I travelled by road to Lahore from Islamabad and from there flew to Dubai. It was my understanding that I would get sometime to rest before the meeting. Yet when I emerged from my room in the hotel for lunch I was told we had to rush immediately to meet the general. I wasn’t in my element but tired and stinking. We rushed downtown where the All Pakistan Muslim League has established its Dubai secretariat.
Musharraf met me and three other journalists in its usual warm manner. He seemed to have acquired some bulk around his waist. After the ice breaking chitchat we brought up serious issues. What were his views on General Kayani’s unprecedented extension? Complete silence. After a few seconds of pondering he said it had its pros and cons. When I requested him to elaborate whether it had more pros or cons he refused to comment further. Later we learned that he had spoken to the COAS and congratulated him.
When asked whether the government would complete its term he said that his hunch was that it would complete its tenure despite the stumbles and tumbles. But he wasn’t too chuffed about the government’s performance. And then of course the talk took a turn and we managed to sneak a peak into his future plans. He wants to return well ahead of the next elections and wants to regain the support of what he has often dubbed in the past as 'the silent majority'. While his plans to return were most welcome, I tried to remind him that there was a reason why the so called silent majority was silent since the very inception of this country. And that the only option was to gain support of the minority that has regularly voted. I think he understood what I meant.
Then came the issue of the organisation of the party. He gladly informed us that a lot of important political leaders were in touch with him and ready to extend their support. A fellow journalist immediately reminded him that some who were in contact with him might be playing a double game.
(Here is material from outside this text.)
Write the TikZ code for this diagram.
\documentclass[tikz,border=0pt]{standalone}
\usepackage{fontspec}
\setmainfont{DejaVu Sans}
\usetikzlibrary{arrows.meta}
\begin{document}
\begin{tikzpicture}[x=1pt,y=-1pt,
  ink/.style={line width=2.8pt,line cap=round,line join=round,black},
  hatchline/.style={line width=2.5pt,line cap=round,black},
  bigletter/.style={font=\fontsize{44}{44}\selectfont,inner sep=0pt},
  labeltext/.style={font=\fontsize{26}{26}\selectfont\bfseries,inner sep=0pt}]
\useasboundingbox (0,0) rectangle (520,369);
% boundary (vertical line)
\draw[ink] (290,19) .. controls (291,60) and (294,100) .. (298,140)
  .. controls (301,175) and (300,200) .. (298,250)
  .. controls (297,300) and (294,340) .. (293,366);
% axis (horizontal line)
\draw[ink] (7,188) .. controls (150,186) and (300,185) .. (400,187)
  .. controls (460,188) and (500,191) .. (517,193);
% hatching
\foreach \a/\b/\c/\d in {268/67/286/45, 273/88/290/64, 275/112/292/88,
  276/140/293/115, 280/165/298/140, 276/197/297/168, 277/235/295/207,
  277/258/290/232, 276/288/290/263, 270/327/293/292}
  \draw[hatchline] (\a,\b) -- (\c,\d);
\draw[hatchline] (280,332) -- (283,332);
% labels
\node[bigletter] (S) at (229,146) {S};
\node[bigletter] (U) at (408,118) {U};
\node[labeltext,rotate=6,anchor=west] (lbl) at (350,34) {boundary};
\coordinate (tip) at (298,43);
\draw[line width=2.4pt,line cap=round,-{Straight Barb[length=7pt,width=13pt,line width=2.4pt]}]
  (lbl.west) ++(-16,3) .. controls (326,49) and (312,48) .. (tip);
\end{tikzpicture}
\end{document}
And while the ex-president had difficulty in buying the idea there is no gain-saying that the party he created during his rule was totally antithetical to his worldview. It takes no rocket science to understand the Q-League was there because he was in power. Once out of power he can hardly expect them to think of him rather than the new commander in the GHQ. And if truth be told it was due to this party that he had to make a lot of compromises later on in his political career.
While his emphasis was on party organisation, my request was to think of the message first. Messages show that homework has been done and once ample homework is in place one knows who is the natural ally. Grudgingly, he agreed that there was need for a visionary message and this message could help rebuild his political network.
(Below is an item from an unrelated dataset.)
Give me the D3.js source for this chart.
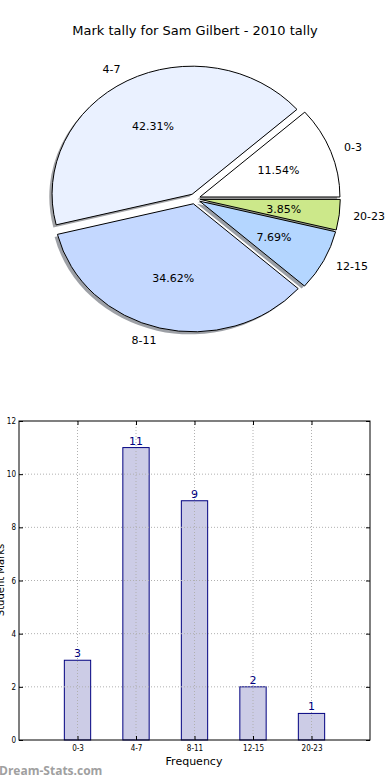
<!DOCTYPE html>
<html lang="en">
<head>
<meta charset="utf-8">
<script src="https://d3js.org/d3.v7.min.js"></script>
<style>
  body { margin: 0; background: #fff; font-family: "DejaVu Sans", sans-serif; }
  svg { display: block; }
  .grid line { stroke: #b0b0b0; stroke-dasharray: 1,2; stroke-width: 1; }
</style>
</head>
<body>
<script>
// data
var categories = ["0-3", "4-7", "8-11", "12-15", "20-23"];
var tally = [3, 11, 9, 2, 1];
var pieColors = ["#ffffff", "#eaf1ff", "#c4d8ff", "#b4d6ff", "#cce88a"];
var yTicks = [0, 2, 4, 6, 8, 10, 12];

var W = 390, H = 780;
var svg = d3.select("body").append("svg").attr("width", W).attr("height", H);

svg.append("text")
  .attr("x", 195).attr("y", 35)
  .attr("text-anchor", "middle")
  .style("font-size", "13px")
  .text("Mark tally for Sam Gilbert - 2010 tally");

// ---- PIE ----
var cx = 194.7, cy = 198.8, rx = 140, ry = 128, explode = 0.04;
var total = d3.sum(tally);

// counterclockwise from 3 o'clock, like matplotlib
var pie = d3.pie().sort(null).startAngle(Math.PI / 2).endAngle(Math.PI / 2 - 2 * Math.PI);
var arcs = pie(tally);
var arc = d3.arc().innerRadius(0).outerRadius(1);

function offset(d, k) {
  var a = (d.startAngle + d.endAngle) / 2;
  return [Math.sin(a) * k, -Math.cos(a) * k];
}

var pieG = svg.append("g");

// shadows under everything
pieG.selectAll(".shadow").data(arcs).enter().append("path")
  .attr("class", "shadow")
  .attr("d", arc)
  .attr("transform", function(d) {
    var o = offset(d, explode);
    return "translate(" + (cx + o[0] * rx - 0.02 * rx) + "," + (cy + o[1] * ry + 0.02 * ry) + ") scale(" + rx + "," + ry + ")";
  })
  .style("fill", function(d, i) {
    var c = d3.rgb(pieColors[i]);
    return d3.rgb(c.r * 0.3, c.g * 0.3, c.b * 0.3);
  })
  .style("fill-opacity", 0.5);

pieG.selectAll(".wedge").data(arcs).enter().append("path")
  .attr("class", "wedge")
  .attr("d", arc)
  .attr("transform", function(d) {
    var o = offset(d, explode);
    return "translate(" + (cx + o[0] * rx) + "," + (cy + o[1] * ry) + ") scale(" + rx + "," + ry + ")";
  })
  .style("fill", function(d, i) { return pieColors[i]; })
  .style("stroke", "#000")
  .style("stroke-width", 1)
  .attr("vector-effect", "non-scaling-stroke");

// outer labels
pieG.selectAll(".lbl").data(arcs).enter().append("text")
  .attr("class", "lbl")
  .each(function(d, i) {
    var o = offset(d, explode), p = offset(d, 1.1);
    var x = cx + (o[0] + p[0]) * rx, y = cy + (o[1] + p[1]) * ry;
    d3.select(this).attr("x", x).attr("y", y)
      .attr("text-anchor", p[0] > 0 ? "start" : "end");
  })
  .attr("dy", "0.35em")
  .style("font-size", "11px")
  .text(function(d, i) { return categories[i]; });

// percent labels
pieG.selectAll(".pct").data(arcs).enter().append("text")
  .attr("class", "pct")
  .each(function(d) {
    var o = offset(d, explode), p = offset(d, 0.6);
    d3.select(this).attr("x", cx + (o[0] + p[0]) * rx).attr("y", cy + (o[1] + p[1]) * ry);
  })
  .attr("dy", "0.35em")
  .attr("text-anchor", "middle")
  .style("font-size", "11px")
  .text(function(d) { return (d.value / total * 100).toFixed(2) + "%"; });

// ---- BAR ----
var bLeft = 19, bRight = 370, bTop = 421, bBottom = 740;
var x = d3.scaleLinear().domain([-1, categories.length]).range([bLeft, bRight]);
var y = d3.scaleLinear().domain([0, 12]).range([bBottom, bTop]);
var barW = 0.45;

var barG = svg.append("g");

barG.selectAll(".bar").data(tally).enter().append("rect")
  .attr("class", "bar")
  .attr("x", function(d, i) { return x(i - barW / 2); })
  .attr("width", x(barW) - x(0))
  .attr("y", function(d) { return y(d); })
  .attr("height", function(d) { return bBottom - y(d); })
  .style("fill", "#000080").style("fill-opacity", 0.2)
  .style("stroke", "#000080").style("stroke-width", 1);

var grid = barG.append("g").attr("class", "grid");
grid.selectAll(".gx").data(categories).enter().append("line")
  .attr("x1", function(d, i) { return x(i); }).attr("x2", function(d, i) { return x(i); })
  .attr("y1", bTop).attr("y2", bBottom);
grid.selectAll(".gy").data(yTicks.slice(1, -1)).enter().append("line")
  .attr("x1", bLeft).attr("x2", bRight)
  .attr("y1", function(d) { return y(d); }).attr("y2", function(d) { return y(d); });

barG.selectAll(".val").data(tally).enter().append("text")
  .attr("x", function(d, i) { return x(i); })
  .attr("y", function(d) { return y(d) - 3; })
  .attr("text-anchor", "middle")
  .style("font-size", "11px")
  .style("fill", "#000080")
  .text(function(d) { return d; });

// axes
var yAxis = d3.axisLeft(y).tickValues(yTicks).tickSize(-4).tickPadding(3);
barG.append("g").attr("transform", "translate(" + bLeft + ",0)").call(yAxis);
var yAxisR = d3.axisRight(y).tickValues(yTicks).tickSize(-4).tickFormat("");
barG.append("g").attr("transform", "translate(" + bRight + ",0)").call(yAxisR);

var xAxis = d3.axisBottom(x).tickValues(d3.range(categories.length))
  .tickFormat(function(i) { return categories[i]; }).tickSize(-4).tickPadding(5);
barG.append("g").attr("transform", "translate(0," + bBottom + ")").call(xAxis);
var xAxisT = d3.axisTop(x).tickValues(d3.range(categories.length)).tickSize(-4).tickFormat("");
barG.append("g").attr("transform", "translate(0," + bTop + ")").call(xAxisT);

barG.selectAll(".domain").remove();
barG.selectAll(".tick text").style("font-size", "8px").style("font-family", "DejaVu Sans Condensed, DejaVu Sans, sans-serif").attr("fill", "#000");
barG.selectAll(".tick line").attr("stroke", "#000");

barG.append("rect")
  .attr("x", bLeft).attr("y", bTop).attr("width", bRight - bLeft).attr("height", bBottom - bTop)
  .style("fill", "none").style("stroke", "#000").style("stroke-width", 1);

barG.append("text")
  .attr("x", 194).attr("y", 765)
  .attr("text-anchor", "middle")
  .style("font-size", "11px")
  .text("Frequency");

barG.append("text")
  .attr("transform", "translate(4,580) rotate(-90)")
  .attr("text-anchor", "middle")
  .style("font-size", "10px")
  .text("Student Marks");

svg.append("text")
  .attr("x", -1).attr("y", 775)
  .style("font-size", "12px")
  .style("font-weight", "bold")
  .style("font-family", "Open Sans, DejaVu Sans, sans-serif")
  .style("fill", "#a0a0a0")
  .text("Dream-Stats.com");
</script>
</body>
</html>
The problem is that even when he develops a concrete message which essentially has to be liberal and patriotic in nature he will have to fight the narrative which has grown against him. When he left power there four cases had been built against him: the assassination of Bugti, the assassination of Mohtarma Benazir Bhutto, the issue of legitimacy and the matter of the Red Mosque operation.
The question of legitimacy which gave birth to the judicial crisis and emergency has finally been resolved as army is no more his constituency and whenever he tries to return to power it will be in strict constitutional way. However the three others are still staring him in his face. Of the three the Red Mosque issue is something that should hardly concern him. Extremists have never been his fan. All he can do is to make certain revelations which may help bring his side of the story to the fore and bring some empathy for him.
The question of Mohtarma Benazir Bhutto’s assassination is not that much difficult to manage because her own party appears less than eager to pursue the subject. The real tough one is the death of Nawab Bugti. Balochistan’s alienation is so extreme that the local population is not even satisfied with the positive overtures of the current government.
When I discuss Musharraf with the Baloch leaders they openly ask us to either protect Musharraf or to save the federation. A clear choice between black and white, no grey areas there. Even if it wants to the establishment cannot sacrifice the federation for the sake of one man. Usually such wounds take decades to heal and only intelligent and effectual diplomacy can reduce this period of healing. Without resolving this he cannot even think of coming back to Pakistan. And without his return to the country he can only dream of coming to power.
But having said that I must submit that during the meeting I kept thinking that it would be absolutely foolish to write him off as a done deal and in the mess we are in he is rapidly gaining an opportunity to win some popular support. He can cash this opportunity and he can blow it too. Only time can tell what is in store for him but if he plays his cards well he can make his presence felt in the next elections. He had to go to a function hosted by a prince and we begged leave.